**Aim of the exercise**
Reproduce all the lines exactly as they stand, apart from the pictures.

---------------

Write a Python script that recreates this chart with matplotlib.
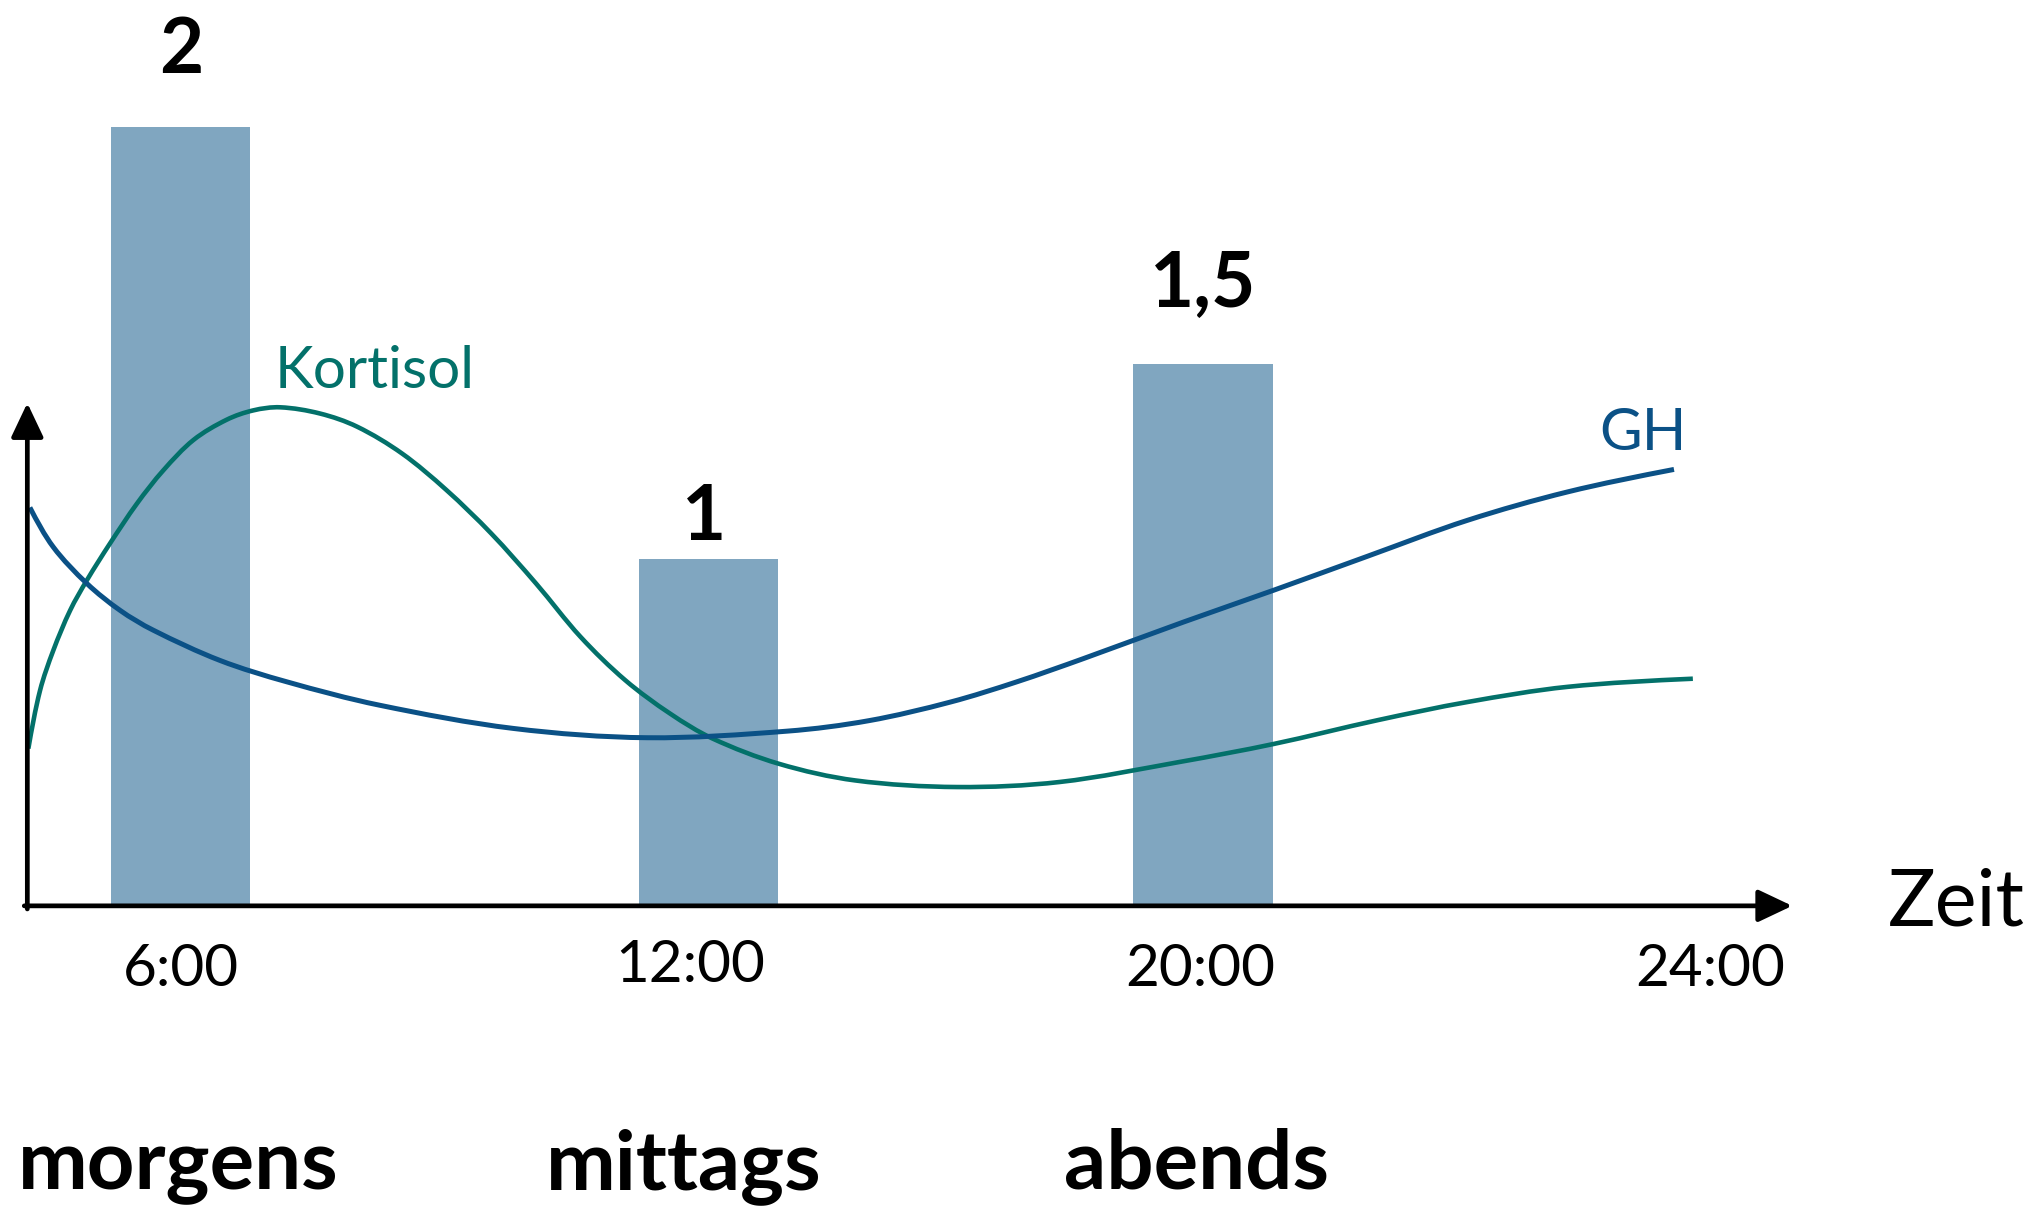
import matplotlib
matplotlib.use("Agg")
import matplotlib.pyplot as plt
import numpy as np
from matplotlib.patches import ArrowStyle, PathPatch
from matplotlib.path import Path

# ---- data ----
tick_labels = ["6:00", "12:00", "20:00", "24:00"]
tick_pos = [0, 1, 2, 3]
categories = ["morgens", "mittags", "abends"]
bar_pos = [0.0, 1.035, 2.005]
bar_heights = [2.0, 0.888, 1.39]
bar_labels = ["2", "1", "1,5"]

gh_x = [-0.296, -0.250, -0.184, -0.119, -0.054, 0.077, 0.208, 0.389, 0.652,
        0.915, 1.190, 1.350, 1.510, 1.640, 1.771, 1.967, 2.144, 2.327, 2.524,
        2.720, 2.929]
gh_y = [1.021, 0.919, 0.825, 0.756, 0.705, 0.627, 0.572, 0.512, 0.452,
        0.428, 0.445, 0.472, 0.520, 0.572, 0.632, 0.726, 0.808, 0.895, 0.988,
        1.061, 1.119]

kort_x = [-0.299, -0.276, -0.250, -0.217, -0.184, -0.139, -0.086, -0.034,
          0.025, 0.090, 0.142, 0.195, 0.273, 0.346, 0.434, 0.521, 0.609,
          0.697, 0.784, 0.872, 0.960, 1.043, 1.173, 1.323, 1.523, 1.724,
          1.961, 2.144, 2.347, 2.524, 2.720, 2.966]
kort_y = [0.400, 0.550, 0.653, 0.756, 0.834, 0.928, 1.031, 1.117,
          1.195, 1.247, 1.271, 1.279, 1.263, 1.229, 1.160, 1.066, 0.954,
          0.825, 0.688, 0.576, 0.490, 0.426, 0.361, 0.318, 0.301, 0.314,
          0.366, 0.412, 0.473, 0.520, 0.559, 0.580]

BAR_C = "#80A6C0"
GH_C = "#0B5186"
KORT_C = "#03716A"
FONT = "Lato"

XLIM = (-0.3546, 3.645)
YLIM = (-0.7806, 2.328)
W, H = 2039, 1207


def smooth_path(xs, ys):
    """Cubic Bezier path through the points (chord-length Catmull-Rom with
    natural end tangents; chord lengths measured in screen proportions)."""
    P = np.column_stack([xs, ys]).astype(float)
    sx = W / (XLIM[1] - XLIM[0])
    sy = H / (YLIM[1] - YLIM[0])
    Q = P * [sx, sy]
    n = len(P)
    t = np.concatenate([[0.0], np.cumsum(np.hypot(*np.diff(Q, axis=0).T))])
    M = np.zeros_like(P)
    for i in range(1, n - 1):
        M[i] = (P[i + 1] - P[i - 1]) / (t[i + 1] - t[i - 1])
    d0 = (P[1] - P[0]) / (t[1] - t[0])
    dn = (P[-1] - P[-2]) / (t[-1] - t[-2])
    M[0] = (3 * d0 - M[1]) / 2
    M[-1] = (3 * dn - M[-2]) / 2
    verts = [P[0]]
    codes = [Path.MOVETO]
    for i in range(n - 1):
        h = t[i + 1] - t[i]
        verts += [P[i] + M[i] * h / 3.0, P[i + 1] - M[i + 1] * h / 3.0, P[i + 1]]
        codes += [Path.CURVE4] * 3
    return Path(verts, codes)


fig = plt.figure(figsize=(W / 100, H / 100), dpi=100)
ax = fig.add_axes([0, 0, 1, 1])
ax.set_xlim(*XLIM)
ax.set_ylim(*YLIM)
ax.axis("off")

ax.bar(bar_pos, bar_heights, width=0.273, color=BAR_C, zorder=1)

for xs, ys, c, lw in [(kort_x, kort_y, KORT_C, 3.3), (gh_x, gh_y, GH_C, 3.6)]:
    ax.add_patch(PathPatch(smooth_path(xs, ys), facecolor="none",
                           edgecolor=c, lw=lw, capstyle="butt", zorder=3))

# axes arrows
style = ArrowStyle("-|>", head_length=0.95, head_width=0.45)
x0, y0 = -0.301, -0.005
ax.annotate("", xy=(3.161, y0), xytext=(x0 - 0.006, y0),
            arrowprops=dict(arrowstyle=style, lw=3.4, color="black",
                            mutation_scale=22, shrinkA=0, shrinkB=0), zorder=4)
ax.annotate("", xy=(x0, 1.290), xytext=(x0, y0 - 0.008),
            arrowprops=dict(arrowstyle=style, lw=3.4, color="black",
                            mutation_scale=22, shrinkA=0, shrinkB=0), zorder=4)

# bar value labels
label_xy = [(0.0, 2.141), (1.026, 0.938), (2.005, 1.538)]
for (lx, ly), t in zip(label_xy, bar_labels):
    ax.text(lx, ly, t, ha="center", va="baseline", fontsize=55,
            fontweight="bold", family=FONT, color="black")

# tick labels
tick_y = [-0.168, -0.158, -0.168, -0.168]
for p, t, ty in zip(tick_pos, tick_labels, tick_y):
    ax.text(p, ty, t, ha="center", va="center", fontsize=42, family=FONT,
            color="black")

# category labels
cat_x = [-0.319, 0.717, 1.732]
for cx, c in zip(cat_x, categories):
    ax.text(cx, -0.734, c, ha="left", va="baseline", fontsize=60,
            fontweight="bold", family=FONT, color="black")

ax.text(3.349, 0.0, "Zeit", ha="left", va="center", fontsize=57,
        family=FONT, color="black")
ax.text(0.184, 1.330, "Kortisol", ha="left", va="baseline", fontsize=42,
        family=FONT, color=KORT_C)
ax.text(2.782, 1.170, "GH", ha="left", va="baseline", fontsize=42,
        family=FONT, color=GH_C)

fig.savefig("out.png", dpi=100)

---------------

**Answer**
Write a Python script that recreates this chart with matplotlib.
import matplotlib
matplotlib.use("Agg")
import matplotlib.pyplot as plt
import numpy as np
from matplotlib.patches import ArrowStyle, PathPatch
from matplotlib.path import Path

# ---- data ----
tick_labels = ["6:00", "12:00", "20:00", "24:00"]
tick_pos = [0, 1, 2, 3]
categories = ["morgens", "mittags", "abends"]
bar_pos = [0.0, 1.035, 2.005]
bar_heights = [2.0, 0.888, 1.39]
bar_labels = ["2", "1", "1,5"]

gh_x = [-0.296, -0.250, -0.184, -0.119, -0.054, 0.077, 0.208, 0.389, 0.652,
        0.915, 1.190, 1.350, 1.510, 1.640, 1.771, 1.967, 2.144, 2.327, 2.524,
        2.720, 2.929]
gh_y = [1.021, 0.919, 0.825, 0.756, 0.705, 0.627, 0.572, 0.512, 0.452,
        0.428, 0.445, 0.472, 0.520, 0.572, 0.632, 0.726, 0.808, 0.895, 0.988,
        1.061, 1.119]

kort_x = [-0.299, -0.276, -0.250, -0.217, -0.184, -0.139, -0.086, -0.034,
          0.025, 0.090, 0.142, 0.195, 0.273, 0.346, 0.434, 0.521, 0.609,
          0.697, 0.784, 0.872, 0.960, 1.043, 1.173, 1.323, 1.523, 1.724,
          1.961, 2.144, 2.347, 2.524, 2.720, 2.966]
kort_y = [0.400, 0.550, 0.653, 0.756, 0.834, 0.928, 1.031, 1.117,
          1.195, 1.247, 1.271, 1.279, 1.263, 1.229, 1.160, 1.066, 0.954,
          0.825, 0.688, 0.576, 0.490, 0.426, 0.361, 0.318, 0.301, 0.314,
          0.366, 0.412, 0.473, 0.520, 0.559, 0.580]

BAR_C = "#80A6C0"
GH_C = "#0B5186"
KORT_C = "#03716A"
FONT = "Lato"

XLIM = (-0.3546, 3.645)
YLIM = (-0.7806, 2.328)
W, H = 2039, 1207


def smooth_path(xs, ys):
    """Cubic Bezier path through the points (chord-length Catmull-Rom with
    natural end tangents; chord lengths measured in screen proportions)."""
    P = np.column_stack([xs, ys]).astype(float)
    sx = W / (XLIM[1] - XLIM[0])
    sy = H / (YLIM[1] - YLIM[0])
    Q = P * [sx, sy]
    n = len(P)
    t = np.concatenate([[0.0], np.cumsum(np.hypot(*np.diff(Q, axis=0).T))])
    M = np.zeros_like(P)
    for i in range(1, n - 1):
        M[i] = (P[i + 1] - P[i - 1]) / (t[i + 1] - t[i - 1])
    d0 = (P[1] - P[0]) / (t[1] - t[0])
    dn = (P[-1] - P[-2]) / (t[-1] - t[-2])
    M[0] = (3 * d0 - M[1]) / 2
    M[-1] = (3 * dn - M[-2]) / 2
    verts = [P[0]]
    codes = [Path.MOVETO]
    for i in range(n - 1):
        h = t[i + 1] - t[i]
        verts += [P[i] + M[i] * h / 3.0, P[i + 1] - M[i + 1] * h / 3.0, P[i + 1]]
        codes += [Path.CURVE4] * 3
    return Path(verts, codes)


fig = plt.figure(figsize=(W / 100, H / 100), dpi=100)
ax = fig.add_axes([0, 0, 1, 1])
ax.set_xlim(*XLIM)
ax.set_ylim(*YLIM)
ax.axis("off")

ax.bar(bar_pos, bar_heights, width=0.273, color=BAR_C, zorder=1)

for xs, ys, c, lw in [(kort_x, kort_y, KORT_C, 3.3), (gh_x, gh_y, GH_C, 3.6)]:
    ax.add_patch(PathPatch(smooth_path(xs, ys), facecolor="none",
                           edgecolor=c, lw=lw, capstyle="butt", zorder=3))

# axes arrows
style = ArrowStyle("-|>", head_length=0.95, head_width=0.45)
x0, y0 = -0.301, -0.005
ax.annotate("", xy=(3.161, y0), xytext=(x0 - 0.006, y0),
            arrowprops=dict(arrowstyle=style, lw=3.4, color="black",
                            mutation_scale=22, shrinkA=0, shrinkB=0), zorder=4)
ax.annotate("", xy=(x0, 1.290), xytext=(x0, y0 - 0.008),
            arrowprops=dict(arrowstyle=style, lw=3.4, color="black",
                            mutation_scale=22, shrinkA=0, shrinkB=0), zorder=4)

# bar value labels
label_xy = [(0.0, 2.141), (1.026, 0.938), (2.005, 1.538)]
for (lx, ly), t in zip(label_xy, bar_labels):
    ax.text(lx, ly, t, ha="center", va="baseline", fontsize=55,
            fontweight="bold", family=FONT, color="black")

# tick labels
tick_y = [-0.168, -0.158, -0.168, -0.168]
for p, t, ty in zip(tick_pos, tick_labels, tick_y):
    ax.text(p, ty, t, ha="center", va="center", fontsize=42, family=FONT,
            color="black")

# category labels
cat_x = [-0.319, 0.717, 1.732]
for cx, c in zip(cat_x, categories):
    ax.text(cx, -0.734, c, ha="left", va="baseline", fontsize=60,
            fontweight="bold", family=FONT, color="black")

ax.text(3.349, 0.0, "Zeit", ha="left", va="center", fontsize=57,
        family=FONT, color="black")
ax.text(0.184, 1.330, "Kortisol", ha="left", va="baseline", fontsize=42,
        family=FONT, color=KORT_C)
ax.text(2.782, 1.170, "GH", ha="left", va="baseline", fontsize=42,
        family=FONT, color=GH_C)

fig.savefig("out.png", dpi=100)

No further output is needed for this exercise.